Wednesday, April 06, 2011

Real Estate Deregulation: No Accident

The Subprime Virus is the kind of book you might read for Lent, not so much for enjoyment.  It's good for you: it flushes out some toxims and recombines some DNA.  But it's professor-boring: a steady slog down the long trail of recent financial memory with little by way of provocative analytical insight and nary an F-bomb in the whole meander.

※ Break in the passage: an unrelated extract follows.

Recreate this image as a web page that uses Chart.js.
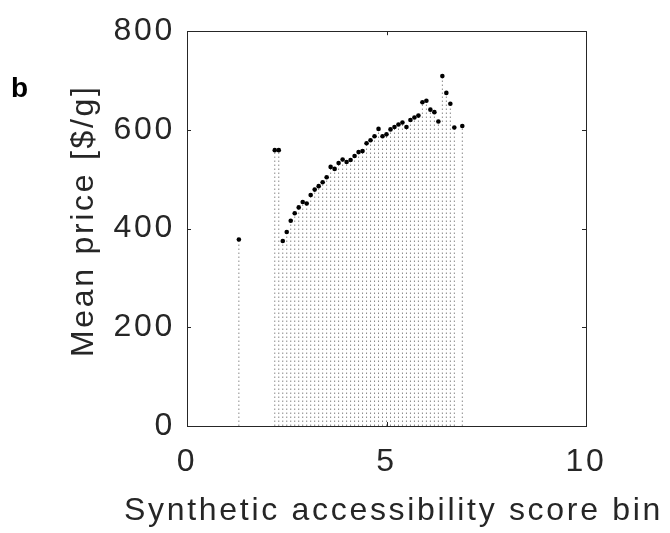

So, why read it at all?  The answer is that it--okay, it's a slog, but actually a pretty good slog: maybe more of an aide-memoir if you will, effective at walking you through the particulars of the housing crisis qua housing crisis.  Housing, that is, as seen from the dark and bloody frontier between regulators and regulated as they lob stink bombs at each other over issues of control.  A companion piece, then, to Alyssa Katz' superb Our Lot, still umatched as an account of housing-on-the-ground, or Michael Hudson's uneven but insightful The Monster on predatory lending from the inside.   In a different sense, it's a bit like the Financial Crisis Inquiry Report--a just-the-facts bowl of nutrition with lots of roughage.

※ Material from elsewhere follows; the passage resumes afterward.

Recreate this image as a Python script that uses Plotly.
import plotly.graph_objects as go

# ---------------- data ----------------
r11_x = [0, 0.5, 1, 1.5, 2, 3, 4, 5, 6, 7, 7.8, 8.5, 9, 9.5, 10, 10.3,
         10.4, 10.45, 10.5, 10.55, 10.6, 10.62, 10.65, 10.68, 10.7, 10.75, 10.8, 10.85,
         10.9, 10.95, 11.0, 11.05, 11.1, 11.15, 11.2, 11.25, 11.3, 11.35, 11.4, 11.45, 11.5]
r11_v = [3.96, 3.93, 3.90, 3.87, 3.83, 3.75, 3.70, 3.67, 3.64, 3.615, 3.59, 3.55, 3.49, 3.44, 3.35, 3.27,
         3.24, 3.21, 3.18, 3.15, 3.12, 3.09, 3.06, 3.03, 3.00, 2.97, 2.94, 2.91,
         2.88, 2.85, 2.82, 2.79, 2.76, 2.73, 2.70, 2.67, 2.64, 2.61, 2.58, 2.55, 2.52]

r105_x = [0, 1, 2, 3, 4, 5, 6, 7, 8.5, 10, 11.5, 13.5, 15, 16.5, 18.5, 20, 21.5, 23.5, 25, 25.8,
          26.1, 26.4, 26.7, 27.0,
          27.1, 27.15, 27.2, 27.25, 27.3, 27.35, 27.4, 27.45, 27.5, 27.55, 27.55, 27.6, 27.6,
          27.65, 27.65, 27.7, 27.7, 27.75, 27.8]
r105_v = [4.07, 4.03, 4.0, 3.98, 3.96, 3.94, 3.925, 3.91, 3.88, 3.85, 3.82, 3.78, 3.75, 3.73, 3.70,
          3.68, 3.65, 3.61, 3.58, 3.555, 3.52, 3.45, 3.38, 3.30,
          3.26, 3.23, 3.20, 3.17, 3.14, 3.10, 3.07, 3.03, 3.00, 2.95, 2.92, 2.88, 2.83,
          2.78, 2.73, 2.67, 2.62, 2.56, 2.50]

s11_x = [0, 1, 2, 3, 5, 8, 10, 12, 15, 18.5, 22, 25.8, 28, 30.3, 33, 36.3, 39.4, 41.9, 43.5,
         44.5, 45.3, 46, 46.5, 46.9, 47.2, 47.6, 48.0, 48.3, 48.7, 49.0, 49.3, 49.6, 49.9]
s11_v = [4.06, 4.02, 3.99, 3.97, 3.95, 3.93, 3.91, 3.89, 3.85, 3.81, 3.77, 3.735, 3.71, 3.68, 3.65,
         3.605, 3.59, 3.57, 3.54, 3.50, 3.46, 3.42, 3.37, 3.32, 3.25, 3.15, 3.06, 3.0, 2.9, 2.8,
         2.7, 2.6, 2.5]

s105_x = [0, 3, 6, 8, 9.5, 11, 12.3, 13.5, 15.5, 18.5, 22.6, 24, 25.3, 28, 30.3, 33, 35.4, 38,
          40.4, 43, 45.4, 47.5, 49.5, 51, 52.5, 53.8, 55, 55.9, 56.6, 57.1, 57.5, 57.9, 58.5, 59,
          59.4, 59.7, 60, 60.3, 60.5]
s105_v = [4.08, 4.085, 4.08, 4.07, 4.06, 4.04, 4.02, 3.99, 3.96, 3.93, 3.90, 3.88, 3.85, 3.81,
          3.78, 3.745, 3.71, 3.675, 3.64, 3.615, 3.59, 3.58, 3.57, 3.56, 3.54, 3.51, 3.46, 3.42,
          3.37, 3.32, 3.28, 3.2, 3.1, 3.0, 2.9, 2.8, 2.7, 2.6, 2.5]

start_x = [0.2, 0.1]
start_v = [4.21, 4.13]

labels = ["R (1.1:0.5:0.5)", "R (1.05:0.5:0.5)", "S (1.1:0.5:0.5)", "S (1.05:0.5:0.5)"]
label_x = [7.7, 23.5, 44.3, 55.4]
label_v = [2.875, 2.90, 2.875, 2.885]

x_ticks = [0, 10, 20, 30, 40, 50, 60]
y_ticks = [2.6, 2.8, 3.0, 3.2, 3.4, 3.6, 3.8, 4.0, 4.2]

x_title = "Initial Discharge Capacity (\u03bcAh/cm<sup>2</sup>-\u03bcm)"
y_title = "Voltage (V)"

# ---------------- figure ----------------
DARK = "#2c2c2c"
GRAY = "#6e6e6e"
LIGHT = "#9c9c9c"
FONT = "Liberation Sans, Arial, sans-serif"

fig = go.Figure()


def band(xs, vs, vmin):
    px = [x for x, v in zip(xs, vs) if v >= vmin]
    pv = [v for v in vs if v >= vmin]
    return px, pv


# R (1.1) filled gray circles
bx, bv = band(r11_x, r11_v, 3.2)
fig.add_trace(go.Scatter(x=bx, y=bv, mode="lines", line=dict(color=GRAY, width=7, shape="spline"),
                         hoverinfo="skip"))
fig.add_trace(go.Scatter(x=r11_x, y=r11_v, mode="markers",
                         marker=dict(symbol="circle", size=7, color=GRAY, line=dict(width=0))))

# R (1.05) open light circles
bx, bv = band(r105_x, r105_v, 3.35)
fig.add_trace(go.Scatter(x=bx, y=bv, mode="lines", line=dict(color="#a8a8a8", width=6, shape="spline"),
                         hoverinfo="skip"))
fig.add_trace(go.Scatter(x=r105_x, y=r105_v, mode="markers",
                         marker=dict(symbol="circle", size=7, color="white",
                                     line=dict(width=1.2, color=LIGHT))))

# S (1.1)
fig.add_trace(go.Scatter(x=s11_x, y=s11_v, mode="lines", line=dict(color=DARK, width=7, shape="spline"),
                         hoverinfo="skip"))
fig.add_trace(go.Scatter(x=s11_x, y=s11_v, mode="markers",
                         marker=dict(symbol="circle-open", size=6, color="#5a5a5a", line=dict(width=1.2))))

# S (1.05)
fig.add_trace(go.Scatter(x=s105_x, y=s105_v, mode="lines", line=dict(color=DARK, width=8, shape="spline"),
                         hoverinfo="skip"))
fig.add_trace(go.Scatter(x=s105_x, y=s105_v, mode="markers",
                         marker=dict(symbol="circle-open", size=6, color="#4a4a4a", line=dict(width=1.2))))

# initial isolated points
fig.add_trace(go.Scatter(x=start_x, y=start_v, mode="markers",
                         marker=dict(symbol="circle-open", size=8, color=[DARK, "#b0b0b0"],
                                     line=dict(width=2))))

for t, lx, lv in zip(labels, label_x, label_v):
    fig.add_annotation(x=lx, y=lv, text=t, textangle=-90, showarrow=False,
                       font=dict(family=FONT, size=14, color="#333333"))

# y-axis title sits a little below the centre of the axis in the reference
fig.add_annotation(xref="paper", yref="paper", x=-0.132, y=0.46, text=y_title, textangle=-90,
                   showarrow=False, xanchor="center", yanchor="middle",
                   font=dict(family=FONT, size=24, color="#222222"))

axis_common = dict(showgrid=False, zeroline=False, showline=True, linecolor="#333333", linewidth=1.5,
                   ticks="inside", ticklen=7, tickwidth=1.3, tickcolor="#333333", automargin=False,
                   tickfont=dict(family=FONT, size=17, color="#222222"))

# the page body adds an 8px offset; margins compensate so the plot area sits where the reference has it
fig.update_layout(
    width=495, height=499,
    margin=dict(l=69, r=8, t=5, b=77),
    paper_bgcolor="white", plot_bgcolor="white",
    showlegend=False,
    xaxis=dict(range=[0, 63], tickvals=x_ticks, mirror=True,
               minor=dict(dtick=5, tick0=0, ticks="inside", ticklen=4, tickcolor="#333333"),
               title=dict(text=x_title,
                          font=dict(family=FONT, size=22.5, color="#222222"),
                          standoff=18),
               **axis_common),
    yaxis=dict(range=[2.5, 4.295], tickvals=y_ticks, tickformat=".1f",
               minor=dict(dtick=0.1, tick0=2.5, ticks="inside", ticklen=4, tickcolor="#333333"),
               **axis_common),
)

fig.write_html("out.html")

But I guess I can think of at least one takeaway soundbite.  Specifically, The Subprime Virus makes it clear that lunatic or dodgy regulation over real estate lending is not something that just happened: it was the result of a protracted and sometimes better campaign pitting (often exhausted and always outgunnned) regulators against the anarchic merry pranksters in the private sector.  And say what you like about regulation (I often say I don't like it): a narrative like the one in this book--like the three books together, actually--makes it clear that there simply are not sufficient market incentives to keep things on an even keel in this realm.  The very definition of housing is professional versus amateur and the very definition of banking is Other People's Money.  These are the very essence of victimization no amount of chatter about reputational interests blah blah will ever make people behave well enough on their own.

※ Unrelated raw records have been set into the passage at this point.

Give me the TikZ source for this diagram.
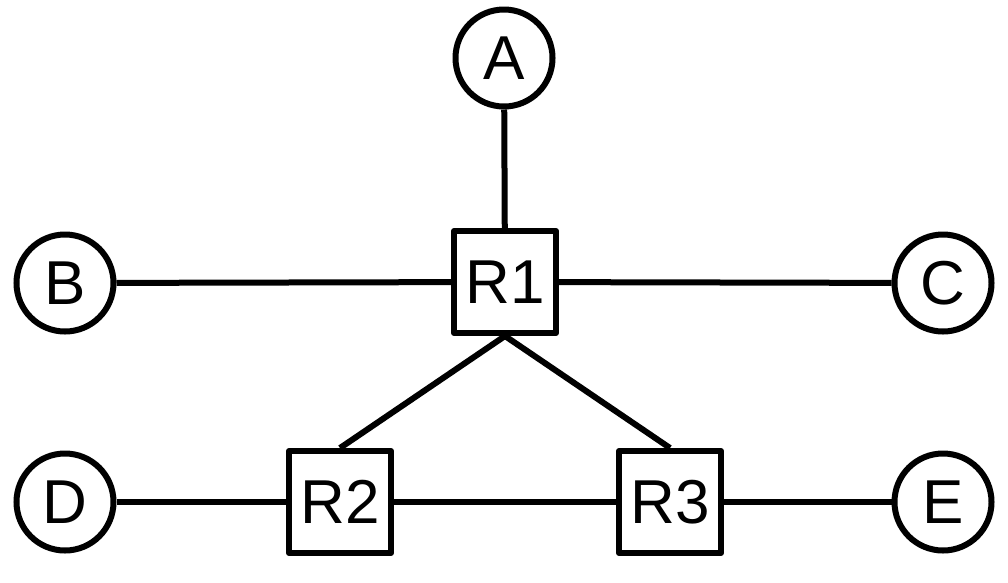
\documentclass[tikz,border=0pt]{standalone}
\usepackage{fontspec}
\setmainfont{Liberation Sans}
\begin{document}
\begin{tikzpicture}[x=1pt,y=-1pt,
  host/.style={circle,draw,line width=6pt,minimum size=97pt,inner sep=0pt,font=\fontsize{62}{62}\selectfont},
  router/.style={rectangle,draw,line width=6pt,line join=round,minimum size=102pt,inner sep=0pt,font=\fontsize{62}{62}\selectfont},
  link/.style={line width=6pt}]
\useasboundingbox (0,0) rectangle (1008,582);
\node[host] (A) at (504,58) {A};
\node[host] (B) at (65,283) {B};
\node[host] (C) at (943,283) {C};
\node[host] (D) at (65,502) {D};
\node[host] (E) at (943,502) {E};
\node[router] (R1) at (505,282) {R1};
\node[router] (R2) at (340,502) {R2};
\node[router] (R3) at (670,502) {R3};
\draw[link] (A) -- (R1);
\draw[link] (B) -- (R1);
\draw[link] (R1) -- (C);
\draw[link] (R1.south) -- (R2.north);
\draw[link] (R1.south) -- (R3.north);
\draw[link] (D) -- (R2);
\draw[link] (R2) -- (R3);
\draw[link] (R3) -- (E);
\end{tikzpicture}
\end{document}
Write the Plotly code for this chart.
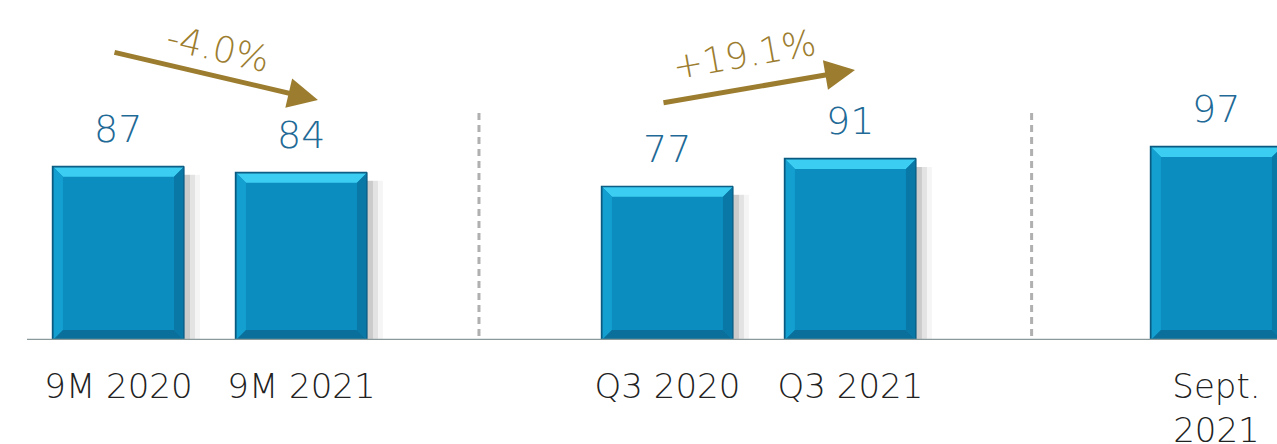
import plotly.graph_objects as go

# ---- data ----
categories = ["9M 2020", "9M 2021", "Q3 2020", "Q3 2021", "Sept.<br>2021"]
positions = [0, 1, 3, 4, 6]
values = [87, 84, 77, 91, 97]
separators = [1.97, 4.99]
change_labels = ["-4.0%", "+19.1%"]

# ---- styling / layout constants ----
W, H = 1277, 444
X_RANGE = [-0.6475, 6.331]
Y_RANGE = [0, 170.85]
PX_X = W / (X_RANGE[1] - X_RANGE[0])
PLOT_H = 340
PX_Y = PLOT_H / (Y_RANGE[1] - Y_RANGE[0])
BAR_W = 0.716
GOLD = "#9c7d2f"
BLUE_TXT = "#1f6a96"
FONT = "DejaVu Sans"

# annotation geometry (data units)
arrow_tails = [(-0.03, 144.7), (2.97, 119.1)]
arrow_tips = [(1.09, 120.6), (4.025, 135.7)]
label_pos = [(0.544, 146.7), (3.423, 143.7)]
label_angle = [13, -10]

fig = go.Figure()
fig.add_trace(go.Bar(
    x=positions, y=values, width=BAR_W,
    marker=dict(color="#0b8dc0", line=dict(color="#0a5a80", width=1.2)),
    hoverinfo="skip", showlegend=False,
))

shapes = []
bx = 10 / PX_X
by = 10 / PX_Y
for p, v in zip(positions, values):
    l, r = p - BAR_W / 2, p + BAR_W / 2
    # soft drop shadow
    for k, a in enumerate([0.10, 0.07, 0.04]):
        shapes.append(dict(type="rect", xref="x", yref="y", layer="below",
                           x0=r, x1=r + (6 + 5 * k) / PX_X, y0=0, y1=v - 8 / PX_Y,
                           fillcolor=f"rgba(0,0,0,{a})", line=dict(width=0)))
    # bevels
    shapes.append(dict(type="path", xref="x", yref="y", layer="above",
                       path=f"M{l},{v} L{r},{v} L{r-bx},{v-by} L{l+bx},{v-by} Z",
                       fillcolor="#3ccdf2", line=dict(width=0)))
    shapes.append(dict(type="path", xref="x", yref="y", layer="above",
                       path=f"M{l},{v} L{l+bx},{v-by} L{l+bx},{by} L{l},0 Z",
                       fillcolor="#139fd0", line=dict(width=0)))
    shapes.append(dict(type="path", xref="x", yref="y", layer="above",
                       path=f"M{r},{v} L{r-bx},{v-by} L{r-bx},{by} L{r},0 Z",
                       fillcolor="#0a78a6", line=dict(width=0)))
    shapes.append(dict(type="path", xref="x", yref="y", layer="above",
                       path=f"M{l},0 L{l+bx},{by} L{r-bx},{by} L{r},0 Z",
                       fillcolor="#0a6f9a", line=dict(width=0)))
    shapes.append(dict(type="rect", xref="x", yref="y", layer="above",
                       x0=l, x1=r, y0=0, y1=v, fillcolor="rgba(0,0,0,0)",
                       line=dict(color="#0a5a80", width=1.2)))

# baseline
shapes.append(dict(type="line", xref="x", yref="y", layer="above",
                   x0=-0.5, x1=X_RANGE[1], y0=0, y1=0,
                   line=dict(color="#8a9a9a", width=2.5)))
# separators
for s in separators:
    shapes.append(dict(type="line", xref="x", yref="y", layer="below",
                       x0=s, x1=s, y0=-4, y1=114.6,
                       line=dict(color="#b0b0b0", width=3, dash="7px,5px")))

annotations = []
for p, v in zip(positions, values):
    annotations.append(dict(x=p, y=v, xref="x", yref="y", text=str(v),
                            showarrow=False, yanchor="bottom", yshift=14,
                            font=dict(family=FONT, size=38, color=BLUE_TXT, weight=200)))
for (tx, ty), (hx, hy), (lx, ly), ang, txt in zip(arrow_tails, arrow_tips, label_pos,
                                                  label_angle, change_labels):
    annotations.append(dict(x=hx, y=hy, ax=tx, ay=ty, xref="x", yref="y",
                            axref="x", ayref="y", text="", showarrow=True,
                            arrowhead=2, arrowsize=1.2, arrowwidth=5,
                            arrowcolor=GOLD, standoff=0, startstandoff=0))
    annotations.append(dict(x=lx, y=ly, xref="x", yref="y", text=txt,
                            showarrow=False, textangle=ang,
                            font=dict(family=FONT, size=36, color=GOLD, weight=200)))

fig.update_layout(
    width=W, height=H,
    margin=dict(l=0, r=0, t=0, b=H - PLOT_H, autoexpand=False),
    paper_bgcolor="white", plot_bgcolor="white",
    shapes=shapes, annotations=annotations,
    xaxis=dict(range=X_RANGE, tickvals=positions, ticktext=categories,
               showgrid=False, zeroline=False, showline=False, automargin=False,
               ticks="outside", ticklen=16, tickcolor="rgba(0,0,0,0)",
               tickfont=dict(family=FONT, size=34, color="#222222", weight=200)),
    yaxis=dict(range=Y_RANGE, visible=False, showgrid=False, automargin=False),
    bargap=0,
)

fig.write_html("out.html")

I've described the book as bland and colorless.  Actually, there is one remarkable human story here: that would be Darrel Dochow, who appears to have been asleep at the switch point man in charge of regulation at the collapse of IndyMac Bank. Turns out that Dochow was also on  scene 20 years ago when Federal regulators took a dive before Lincoln Savings and Loan, the most conspicuous and egregious of the S&L failures.  He seems to belong to a niche in history also occupied by Confederate General George E. Pickett, commander of Confederate forces on the disastrous third day of the Battle of Gettysburg, and also a devastating no-show two years later at the Battle of Five Forks.